Dragging and dropping to copy a file, whether you're doing it inside Lightroom, or through the OS is merely moving your original image file somewhere else on the hard drive. And if you look at the file directly through the OS, you're only going to see your original file. You have to export the image to get Lightroom to apply the instructions it has stored in its database to your image file and create a new image file with all your changes in it. You can export by right-clicking on an image and selecting Export from the context menu, the File -> Export menu command, or the Export button.

Once at the Export window, you can specify all kinds of things for the new file, including the resolution, watermarking, and file format. As long as you don't choose Original, all your processing commands should be applied to the final image.
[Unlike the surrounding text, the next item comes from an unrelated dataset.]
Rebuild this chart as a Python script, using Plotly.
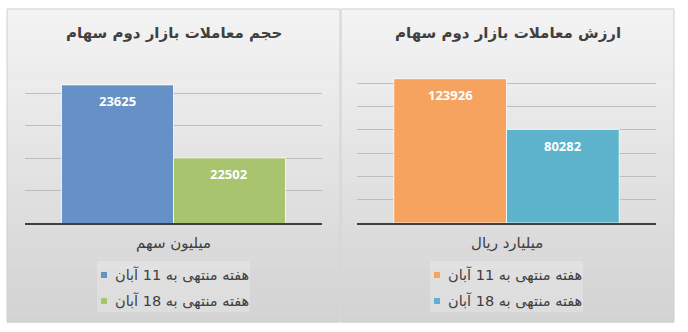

If you're worried about database corruption suddenly isolating your images from your edits, there are two other ways the processing instructions can be stored: either inside DNG files, if you've converted your original images to DNG on import, or with XMP sidecar files. This tends to be a personal preference. Some folks have faith in Lightroom's database cleanup utilities, or their own ability to find open source tools for SQLite databases to repair any issues (the .lrdata file is just a SQLite database). Others prefer having a different-format backup that they know they can completely rebuild the database from if they have to. It's up to you how or if you want to spend the additional hard drive space/file management.